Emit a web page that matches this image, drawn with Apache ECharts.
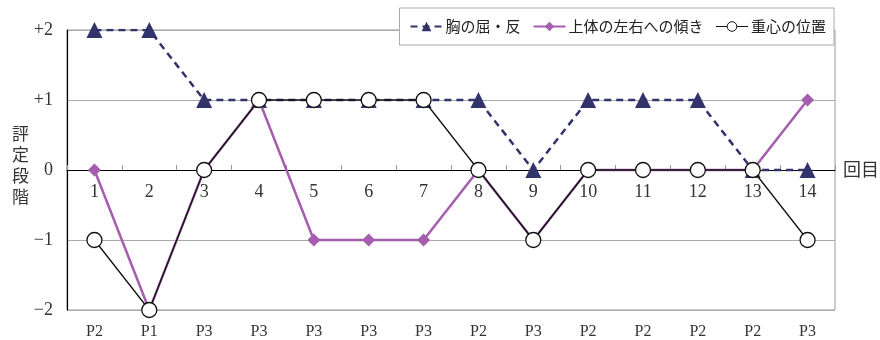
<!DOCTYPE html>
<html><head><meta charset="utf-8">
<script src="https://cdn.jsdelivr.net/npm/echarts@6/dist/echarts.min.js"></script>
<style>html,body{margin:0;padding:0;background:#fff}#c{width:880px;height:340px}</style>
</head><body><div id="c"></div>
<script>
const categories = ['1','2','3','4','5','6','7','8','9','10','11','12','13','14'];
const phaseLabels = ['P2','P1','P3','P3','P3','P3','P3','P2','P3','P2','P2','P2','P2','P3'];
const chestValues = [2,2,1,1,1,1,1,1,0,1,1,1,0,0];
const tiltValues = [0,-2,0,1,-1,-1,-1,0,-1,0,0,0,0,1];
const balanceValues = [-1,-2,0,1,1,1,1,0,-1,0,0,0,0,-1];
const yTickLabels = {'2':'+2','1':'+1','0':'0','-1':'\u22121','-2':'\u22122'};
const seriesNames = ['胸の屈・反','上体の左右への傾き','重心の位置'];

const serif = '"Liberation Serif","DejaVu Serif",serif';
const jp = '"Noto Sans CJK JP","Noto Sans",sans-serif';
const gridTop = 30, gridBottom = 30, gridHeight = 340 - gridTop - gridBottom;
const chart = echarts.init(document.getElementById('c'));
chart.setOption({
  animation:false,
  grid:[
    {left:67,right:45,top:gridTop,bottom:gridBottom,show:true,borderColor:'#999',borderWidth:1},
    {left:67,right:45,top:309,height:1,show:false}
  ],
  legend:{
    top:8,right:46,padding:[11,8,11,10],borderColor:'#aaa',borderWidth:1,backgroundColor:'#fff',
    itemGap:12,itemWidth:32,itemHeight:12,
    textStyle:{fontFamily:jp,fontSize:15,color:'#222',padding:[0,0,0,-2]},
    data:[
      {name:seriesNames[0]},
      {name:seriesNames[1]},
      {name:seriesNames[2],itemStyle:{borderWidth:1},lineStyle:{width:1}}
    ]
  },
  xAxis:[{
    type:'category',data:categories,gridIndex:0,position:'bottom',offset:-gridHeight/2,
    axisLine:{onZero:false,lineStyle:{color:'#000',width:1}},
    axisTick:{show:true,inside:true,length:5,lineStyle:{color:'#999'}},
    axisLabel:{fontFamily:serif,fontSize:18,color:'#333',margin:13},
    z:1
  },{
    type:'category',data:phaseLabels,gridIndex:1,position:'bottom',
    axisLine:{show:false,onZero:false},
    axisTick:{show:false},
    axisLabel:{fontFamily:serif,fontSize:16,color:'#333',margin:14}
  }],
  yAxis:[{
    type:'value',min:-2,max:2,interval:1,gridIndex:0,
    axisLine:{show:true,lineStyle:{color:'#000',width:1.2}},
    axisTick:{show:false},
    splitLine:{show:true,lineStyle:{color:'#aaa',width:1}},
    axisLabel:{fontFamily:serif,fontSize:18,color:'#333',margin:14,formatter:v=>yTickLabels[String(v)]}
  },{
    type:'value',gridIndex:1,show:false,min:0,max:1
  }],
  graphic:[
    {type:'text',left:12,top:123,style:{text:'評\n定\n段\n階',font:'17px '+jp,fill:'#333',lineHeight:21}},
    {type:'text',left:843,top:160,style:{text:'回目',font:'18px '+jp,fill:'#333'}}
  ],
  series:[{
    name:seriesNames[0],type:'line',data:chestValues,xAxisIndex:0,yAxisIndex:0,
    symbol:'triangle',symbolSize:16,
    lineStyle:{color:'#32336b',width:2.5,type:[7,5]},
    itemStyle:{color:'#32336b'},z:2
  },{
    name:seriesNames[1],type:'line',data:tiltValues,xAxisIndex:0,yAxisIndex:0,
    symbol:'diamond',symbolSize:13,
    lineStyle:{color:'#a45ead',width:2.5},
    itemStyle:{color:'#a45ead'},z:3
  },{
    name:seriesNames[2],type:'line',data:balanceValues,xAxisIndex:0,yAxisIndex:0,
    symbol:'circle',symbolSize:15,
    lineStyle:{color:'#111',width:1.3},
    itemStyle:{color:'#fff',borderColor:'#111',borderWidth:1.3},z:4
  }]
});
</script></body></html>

= EXERCISE GOAL =
Your task is an exact transcription of all the data, minus the pictures.

= REPLY =
Emit a web page that matches this image, drawn with Apache ECharts.
<!DOCTYPE html>
<html><head><meta charset="utf-8">
<script src="https://cdn.jsdelivr.net/npm/echarts@6/dist/echarts.min.js"></script>
<style>html,body{margin:0;padding:0;background:#fff}#c{width:880px;height:340px}</style>
</head><body><div id="c"></div>
<script>
const categories = ['1','2','3','4','5','6','7','8','9','10','11','12','13','14'];
const phaseLabels = ['P2','P1','P3','P3','P3','P3','P3','P2','P3','P2','P2','P2','P2','P3'];
const chestValues = [2,2,1,1,1,1,1,1,0,1,1,1,0,0];
const tiltValues = [0,-2,0,1,-1,-1,-1,0,-1,0,0,0,0,1];
const balanceValues = [-1,-2,0,1,1,1,1,0,-1,0,0,0,0,-1];
const yTickLabels = {'2':'+2','1':'+1','0':'0','-1':'\u22121','-2':'\u22122'};
const seriesNames = ['胸の屈・反','上体の左右への傾き','重心の位置'];

const serif = '"Liberation Serif","DejaVu Serif",serif';
const jp = '"Noto Sans CJK JP","Noto Sans",sans-serif';
const gridTop = 30, gridBottom = 30, gridHeight = 340 - gridTop - gridBottom;
const chart = echarts.init(document.getElementById('c'));
chart.setOption({
  animation:false,
  grid:[
    {left:67,right:45,top:gridTop,bottom:gridBottom,show:true,borderColor:'#999',borderWidth:1},
    {left:67,right:45,top:309,height:1,show:false}
  ],
  legend:{
    top:8,right:46,padding:[11,8,11,10],borderColor:'#aaa',borderWidth:1,backgroundColor:'#fff',
    itemGap:12,itemWidth:32,itemHeight:12,
    textStyle:{fontFamily:jp,fontSize:15,color:'#222',padding:[0,0,0,-2]},
    data:[
      {name:seriesNames[0]},
      {name:seriesNames[1]},
      {name:seriesNames[2],itemStyle:{borderWidth:1},lineStyle:{width:1}}
    ]
  },
  xAxis:[{
    type:'category',data:categories,gridIndex:0,position:'bottom',offset:-gridHeight/2,
    axisLine:{onZero:false,lineStyle:{color:'#000',width:1}},
    axisTick:{show:true,inside:true,length:5,lineStyle:{color:'#999'}},
    axisLabel:{fontFamily:serif,fontSize:18,color:'#333',margin:13},
    z:1
  },{
    type:'category',data:phaseLabels,gridIndex:1,position:'bottom',
    axisLine:{show:false,onZero:false},
    axisTick:{show:false},
    axisLabel:{fontFamily:serif,fontSize:16,color:'#333',margin:14}
  }],
  yAxis:[{
    type:'value',min:-2,max:2,interval:1,gridIndex:0,
    axisLine:{show:true,lineStyle:{color:'#000',width:1.2}},
    axisTick:{show:false},
    splitLine:{show:true,lineStyle:{color:'#aaa',width:1}},
    axisLabel:{fontFamily:serif,fontSize:18,color:'#333',margin:14,formatter:v=>yTickLabels[String(v)]}
  },{
    type:'value',gridIndex:1,show:false,min:0,max:1
  }],
  graphic:[
    {type:'text',left:12,top:123,style:{text:'評\n定\n段\n階',font:'17px '+jp,fill:'#333',lineHeight:21}},
    {type:'text',left:843,top:160,style:{text:'回目',font:'18px '+jp,fill:'#333'}}
  ],
  series:[{
    name:seriesNames[0],type:'line',data:chestValues,xAxisIndex:0,yAxisIndex:0,
    symbol:'triangle',symbolSize:16,
    lineStyle:{color:'#32336b',width:2.5,type:[7,5]},
    itemStyle:{color:'#32336b'},z:2
  },{
    name:seriesNames[1],type:'line',data:tiltValues,xAxisIndex:0,yAxisIndex:0,
    symbol:'diamond',symbolSize:13,
    lineStyle:{color:'#a45ead',width:2.5},
    itemStyle:{color:'#a45ead'},z:3
  },{
    name:seriesNames[2],type:'line',data:balanceValues,xAxisIndex:0,yAxisIndex:0,
    symbol:'circle',symbolSize:15,
    lineStyle:{color:'#111',width:1.3},
    itemStyle:{color:'#fff',borderColor:'#111',borderWidth:1.3},z:4
  }]
});
</script></body></html>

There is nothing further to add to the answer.